Start of Data
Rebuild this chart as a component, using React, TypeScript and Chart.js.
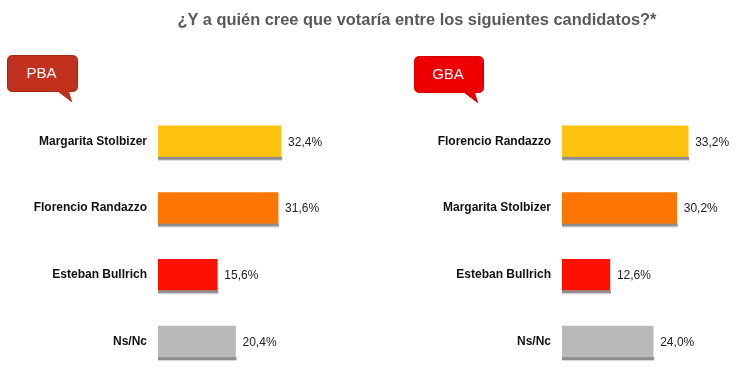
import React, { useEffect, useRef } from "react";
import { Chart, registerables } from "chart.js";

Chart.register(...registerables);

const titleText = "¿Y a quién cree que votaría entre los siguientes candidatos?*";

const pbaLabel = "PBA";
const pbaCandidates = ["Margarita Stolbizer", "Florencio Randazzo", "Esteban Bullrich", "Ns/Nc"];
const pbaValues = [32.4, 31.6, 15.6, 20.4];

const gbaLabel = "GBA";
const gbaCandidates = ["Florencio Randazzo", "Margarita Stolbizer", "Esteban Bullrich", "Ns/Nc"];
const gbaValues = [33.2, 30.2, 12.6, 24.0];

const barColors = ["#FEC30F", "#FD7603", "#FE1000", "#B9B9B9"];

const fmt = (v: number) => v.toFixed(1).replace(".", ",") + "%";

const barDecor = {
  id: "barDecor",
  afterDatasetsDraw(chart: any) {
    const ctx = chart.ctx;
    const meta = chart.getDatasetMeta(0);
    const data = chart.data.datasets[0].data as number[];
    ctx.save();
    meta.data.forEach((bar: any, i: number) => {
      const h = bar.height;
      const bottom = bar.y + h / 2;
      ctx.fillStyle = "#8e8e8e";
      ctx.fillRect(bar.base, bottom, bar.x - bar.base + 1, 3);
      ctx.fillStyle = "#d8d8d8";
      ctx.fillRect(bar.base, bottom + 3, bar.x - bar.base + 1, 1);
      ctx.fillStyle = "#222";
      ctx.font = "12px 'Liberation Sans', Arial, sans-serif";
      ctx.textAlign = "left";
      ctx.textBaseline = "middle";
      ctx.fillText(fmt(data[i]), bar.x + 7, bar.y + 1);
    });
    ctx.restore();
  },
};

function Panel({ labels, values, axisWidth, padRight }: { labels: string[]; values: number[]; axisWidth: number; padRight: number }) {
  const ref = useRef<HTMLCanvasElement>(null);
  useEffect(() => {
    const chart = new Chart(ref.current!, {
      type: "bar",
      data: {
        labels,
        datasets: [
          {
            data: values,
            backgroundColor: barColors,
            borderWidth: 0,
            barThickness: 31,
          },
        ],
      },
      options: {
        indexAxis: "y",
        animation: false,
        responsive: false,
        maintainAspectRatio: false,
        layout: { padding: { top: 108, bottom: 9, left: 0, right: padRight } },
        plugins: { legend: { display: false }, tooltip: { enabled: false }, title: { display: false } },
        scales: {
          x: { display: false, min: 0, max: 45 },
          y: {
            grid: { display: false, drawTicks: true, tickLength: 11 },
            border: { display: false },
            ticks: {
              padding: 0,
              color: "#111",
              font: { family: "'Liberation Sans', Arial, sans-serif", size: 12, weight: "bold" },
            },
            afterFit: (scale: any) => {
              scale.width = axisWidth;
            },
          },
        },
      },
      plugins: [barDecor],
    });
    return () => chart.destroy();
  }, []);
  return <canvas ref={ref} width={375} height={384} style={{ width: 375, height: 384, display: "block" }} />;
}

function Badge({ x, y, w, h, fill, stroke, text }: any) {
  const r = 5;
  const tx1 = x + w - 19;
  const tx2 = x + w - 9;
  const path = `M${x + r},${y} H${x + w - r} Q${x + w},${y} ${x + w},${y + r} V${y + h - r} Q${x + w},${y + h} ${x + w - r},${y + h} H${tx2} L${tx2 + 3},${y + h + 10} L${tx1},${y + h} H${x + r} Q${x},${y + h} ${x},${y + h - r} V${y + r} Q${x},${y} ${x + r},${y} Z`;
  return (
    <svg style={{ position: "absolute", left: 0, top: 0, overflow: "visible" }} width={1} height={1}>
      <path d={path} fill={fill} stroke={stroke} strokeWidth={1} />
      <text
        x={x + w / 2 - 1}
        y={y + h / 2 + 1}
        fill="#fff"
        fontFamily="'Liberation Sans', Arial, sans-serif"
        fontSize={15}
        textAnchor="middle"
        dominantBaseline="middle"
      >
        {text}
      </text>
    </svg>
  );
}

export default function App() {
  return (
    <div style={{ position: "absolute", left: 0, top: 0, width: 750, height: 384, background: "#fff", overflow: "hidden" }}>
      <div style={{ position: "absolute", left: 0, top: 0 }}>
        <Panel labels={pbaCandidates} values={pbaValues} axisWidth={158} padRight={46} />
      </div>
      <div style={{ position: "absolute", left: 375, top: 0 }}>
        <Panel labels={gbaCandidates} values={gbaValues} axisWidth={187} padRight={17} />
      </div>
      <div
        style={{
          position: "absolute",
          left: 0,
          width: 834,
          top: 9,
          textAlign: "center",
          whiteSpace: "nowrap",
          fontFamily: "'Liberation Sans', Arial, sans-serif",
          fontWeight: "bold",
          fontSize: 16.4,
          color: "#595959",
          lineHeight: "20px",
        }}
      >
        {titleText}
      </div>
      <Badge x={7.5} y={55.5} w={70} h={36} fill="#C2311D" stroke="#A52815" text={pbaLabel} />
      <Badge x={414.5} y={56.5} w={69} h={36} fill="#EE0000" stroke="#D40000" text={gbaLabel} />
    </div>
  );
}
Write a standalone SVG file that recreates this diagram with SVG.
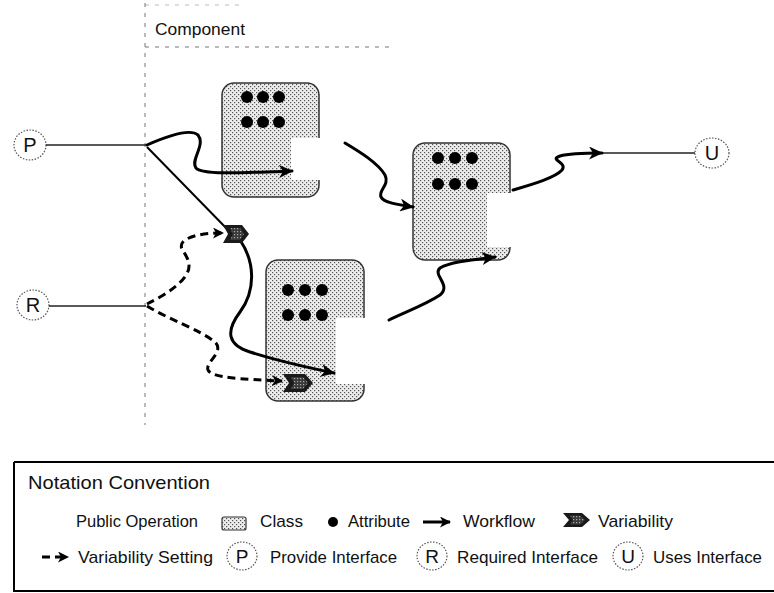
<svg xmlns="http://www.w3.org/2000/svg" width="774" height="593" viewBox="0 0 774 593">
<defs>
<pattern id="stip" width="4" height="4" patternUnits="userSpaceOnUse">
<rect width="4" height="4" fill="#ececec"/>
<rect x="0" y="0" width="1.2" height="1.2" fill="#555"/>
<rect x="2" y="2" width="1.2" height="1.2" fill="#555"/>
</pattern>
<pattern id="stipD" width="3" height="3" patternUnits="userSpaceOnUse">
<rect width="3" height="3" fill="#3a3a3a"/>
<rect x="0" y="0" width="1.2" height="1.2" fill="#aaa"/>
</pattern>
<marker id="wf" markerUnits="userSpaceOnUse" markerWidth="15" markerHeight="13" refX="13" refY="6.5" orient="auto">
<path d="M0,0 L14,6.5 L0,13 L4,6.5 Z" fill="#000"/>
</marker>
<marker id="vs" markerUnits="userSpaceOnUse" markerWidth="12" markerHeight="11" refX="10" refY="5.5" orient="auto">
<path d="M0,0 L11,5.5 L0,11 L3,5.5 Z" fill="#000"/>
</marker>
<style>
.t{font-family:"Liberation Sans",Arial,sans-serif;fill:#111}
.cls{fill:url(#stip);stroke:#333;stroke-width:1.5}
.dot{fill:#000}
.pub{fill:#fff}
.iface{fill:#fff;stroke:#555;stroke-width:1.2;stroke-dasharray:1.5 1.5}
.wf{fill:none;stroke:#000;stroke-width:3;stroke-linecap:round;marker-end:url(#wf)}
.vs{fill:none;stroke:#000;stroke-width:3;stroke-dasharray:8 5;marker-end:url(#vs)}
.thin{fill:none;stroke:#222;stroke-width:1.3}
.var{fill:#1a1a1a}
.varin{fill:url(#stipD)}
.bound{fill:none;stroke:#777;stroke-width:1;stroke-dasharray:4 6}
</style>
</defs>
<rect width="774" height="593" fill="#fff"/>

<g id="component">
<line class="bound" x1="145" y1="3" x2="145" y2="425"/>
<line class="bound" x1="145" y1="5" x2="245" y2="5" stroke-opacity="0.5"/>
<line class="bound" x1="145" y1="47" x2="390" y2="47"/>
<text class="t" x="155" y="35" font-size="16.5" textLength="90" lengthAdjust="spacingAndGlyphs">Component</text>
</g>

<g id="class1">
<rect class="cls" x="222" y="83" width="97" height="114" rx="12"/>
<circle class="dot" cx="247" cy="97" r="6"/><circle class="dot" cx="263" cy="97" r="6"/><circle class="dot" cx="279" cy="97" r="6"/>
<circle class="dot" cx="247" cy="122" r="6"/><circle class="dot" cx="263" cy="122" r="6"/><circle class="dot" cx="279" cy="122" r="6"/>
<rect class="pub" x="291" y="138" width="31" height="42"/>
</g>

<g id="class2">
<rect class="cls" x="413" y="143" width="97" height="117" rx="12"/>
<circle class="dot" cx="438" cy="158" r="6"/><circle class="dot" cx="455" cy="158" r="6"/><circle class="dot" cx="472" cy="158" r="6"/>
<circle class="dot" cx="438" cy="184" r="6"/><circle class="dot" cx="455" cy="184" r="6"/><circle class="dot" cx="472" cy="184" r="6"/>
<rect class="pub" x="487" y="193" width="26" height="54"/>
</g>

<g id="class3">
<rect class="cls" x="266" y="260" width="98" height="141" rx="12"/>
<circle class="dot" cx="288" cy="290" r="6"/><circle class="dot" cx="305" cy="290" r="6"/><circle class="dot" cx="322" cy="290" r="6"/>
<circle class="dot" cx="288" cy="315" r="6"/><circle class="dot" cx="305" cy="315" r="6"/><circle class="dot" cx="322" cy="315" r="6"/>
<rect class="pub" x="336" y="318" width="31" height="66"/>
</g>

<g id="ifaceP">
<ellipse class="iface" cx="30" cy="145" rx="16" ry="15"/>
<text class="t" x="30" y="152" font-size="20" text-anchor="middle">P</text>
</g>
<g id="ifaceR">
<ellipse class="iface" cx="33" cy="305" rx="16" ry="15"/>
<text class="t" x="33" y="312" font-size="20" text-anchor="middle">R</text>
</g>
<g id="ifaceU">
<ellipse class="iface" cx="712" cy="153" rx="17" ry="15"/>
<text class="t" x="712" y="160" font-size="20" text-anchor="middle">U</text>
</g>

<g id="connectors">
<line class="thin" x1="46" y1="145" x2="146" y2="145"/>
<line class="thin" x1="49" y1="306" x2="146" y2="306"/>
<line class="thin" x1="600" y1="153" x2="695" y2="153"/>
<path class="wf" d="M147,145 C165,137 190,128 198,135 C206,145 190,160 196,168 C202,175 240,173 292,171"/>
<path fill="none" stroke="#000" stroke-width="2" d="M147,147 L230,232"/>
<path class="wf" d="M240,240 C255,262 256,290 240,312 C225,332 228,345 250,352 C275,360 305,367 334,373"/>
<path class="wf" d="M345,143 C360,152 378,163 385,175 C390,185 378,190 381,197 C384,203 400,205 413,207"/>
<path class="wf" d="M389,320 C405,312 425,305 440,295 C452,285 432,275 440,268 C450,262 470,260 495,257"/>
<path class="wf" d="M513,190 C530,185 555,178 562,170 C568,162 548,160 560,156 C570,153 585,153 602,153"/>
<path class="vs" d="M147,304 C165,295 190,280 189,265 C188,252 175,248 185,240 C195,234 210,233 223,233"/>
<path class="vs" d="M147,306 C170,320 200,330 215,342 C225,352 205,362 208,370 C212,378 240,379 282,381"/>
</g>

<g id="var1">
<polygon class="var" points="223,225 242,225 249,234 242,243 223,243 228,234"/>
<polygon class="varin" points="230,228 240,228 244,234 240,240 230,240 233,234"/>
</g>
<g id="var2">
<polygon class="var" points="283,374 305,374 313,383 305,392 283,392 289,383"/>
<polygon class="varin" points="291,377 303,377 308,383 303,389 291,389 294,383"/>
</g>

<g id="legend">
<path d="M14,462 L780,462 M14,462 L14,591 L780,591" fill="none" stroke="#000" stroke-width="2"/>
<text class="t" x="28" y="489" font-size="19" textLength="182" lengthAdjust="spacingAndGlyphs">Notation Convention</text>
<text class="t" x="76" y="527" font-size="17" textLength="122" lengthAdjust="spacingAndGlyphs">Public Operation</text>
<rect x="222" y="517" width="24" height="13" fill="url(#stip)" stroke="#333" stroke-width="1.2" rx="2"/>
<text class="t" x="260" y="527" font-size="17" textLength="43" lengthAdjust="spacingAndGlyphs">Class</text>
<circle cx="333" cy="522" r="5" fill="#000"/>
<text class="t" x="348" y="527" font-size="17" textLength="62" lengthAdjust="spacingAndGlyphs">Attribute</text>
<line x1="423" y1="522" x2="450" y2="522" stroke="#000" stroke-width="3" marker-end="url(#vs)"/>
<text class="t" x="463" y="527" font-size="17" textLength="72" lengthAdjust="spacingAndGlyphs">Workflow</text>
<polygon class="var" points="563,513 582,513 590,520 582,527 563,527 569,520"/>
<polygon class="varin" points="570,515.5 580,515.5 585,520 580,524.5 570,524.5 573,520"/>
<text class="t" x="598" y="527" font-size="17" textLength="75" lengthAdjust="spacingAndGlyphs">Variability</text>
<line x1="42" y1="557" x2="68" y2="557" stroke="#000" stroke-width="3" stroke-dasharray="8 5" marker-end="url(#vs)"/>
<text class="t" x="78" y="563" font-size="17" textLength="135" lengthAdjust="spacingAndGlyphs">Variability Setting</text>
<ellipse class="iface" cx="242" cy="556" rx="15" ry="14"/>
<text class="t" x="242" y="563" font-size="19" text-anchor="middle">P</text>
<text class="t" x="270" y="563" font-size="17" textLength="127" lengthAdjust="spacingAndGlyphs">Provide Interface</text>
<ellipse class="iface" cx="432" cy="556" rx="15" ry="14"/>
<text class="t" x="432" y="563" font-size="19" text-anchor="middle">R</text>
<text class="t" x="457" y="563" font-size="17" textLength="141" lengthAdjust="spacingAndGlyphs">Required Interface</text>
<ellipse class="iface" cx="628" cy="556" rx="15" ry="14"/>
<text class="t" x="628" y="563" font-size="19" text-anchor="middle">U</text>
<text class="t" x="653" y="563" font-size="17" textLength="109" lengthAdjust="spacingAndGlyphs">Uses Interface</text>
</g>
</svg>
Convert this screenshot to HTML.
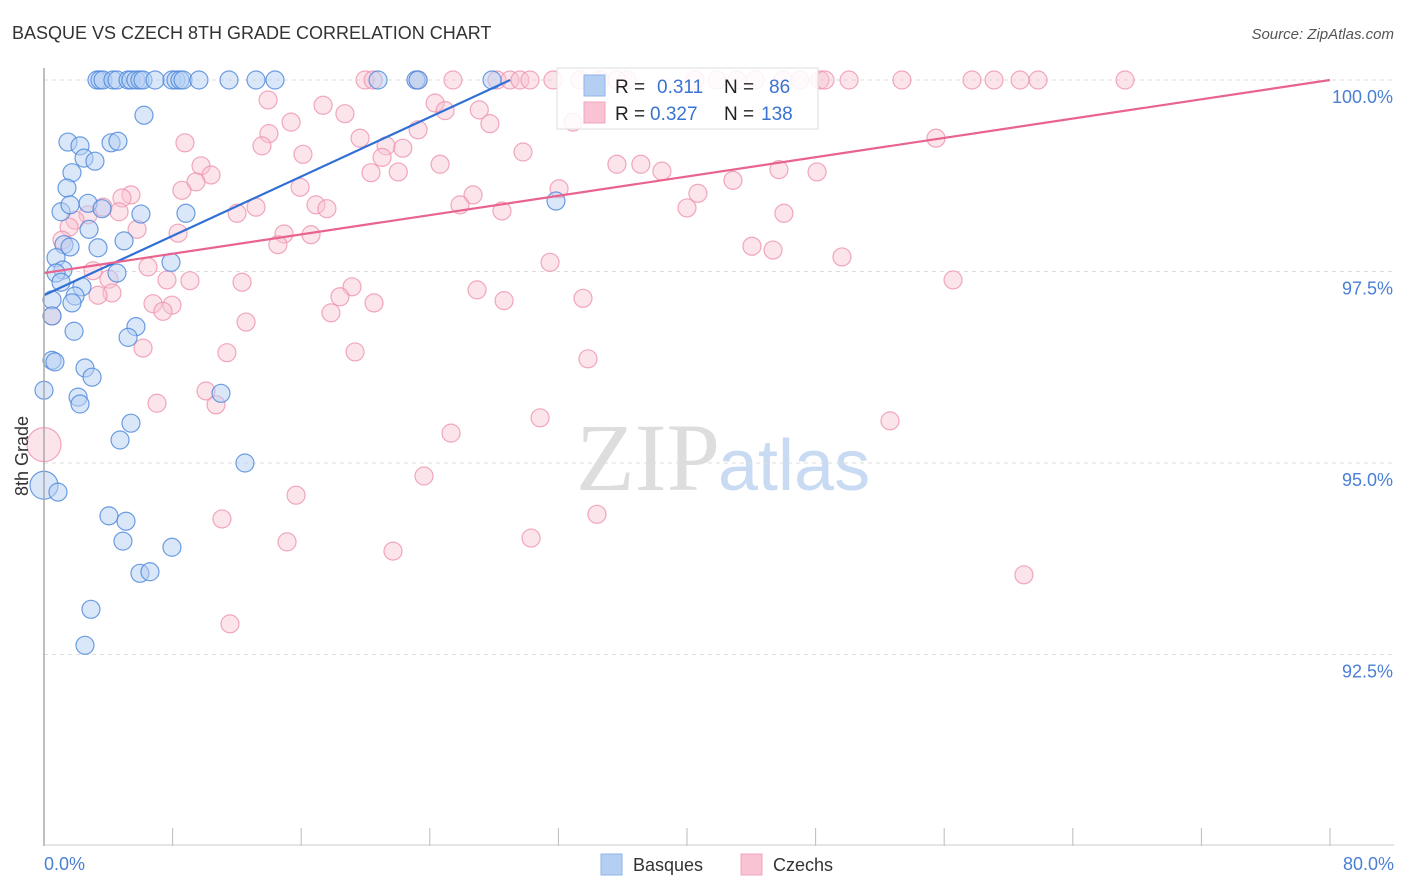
End of Data
Starting with the first line of the data above and ending with the line containing "const fmt = (v: number)", please restate every line exactly, leaving images out.

Rebuild this chart as a component, using React, TypeScript and Chart.js.
import React, { useEffect, useRef } from "react";
import { Chart, registerables } from "chart.js";

Chart.register(...registerables);

const titleText = "¿Y a quién cree que votaría entre los siguientes candidatos?*";

const pbaLabel = "PBA";
const pbaCandidates = ["Margarita Stolbizer", "Florencio Randazzo", "Esteban Bullrich", "Ns/Nc"];
const pbaValues = [32.4, 31.6, 15.6, 20.4];

const gbaLabel = "GBA";
const gbaCandidates = ["Florencio Randazzo", "Margarita Stolbizer", "Esteban Bullrich", "Ns/Nc"];
const gbaValues = [33.2, 30.2, 12.6, 24.0];

const barColors = ["#FEC30F", "#FD7603", "#FE1000", "#B9B9B9"];

const fmt = (v: number) => v.toFixed(1).replace(".", ",") + "%";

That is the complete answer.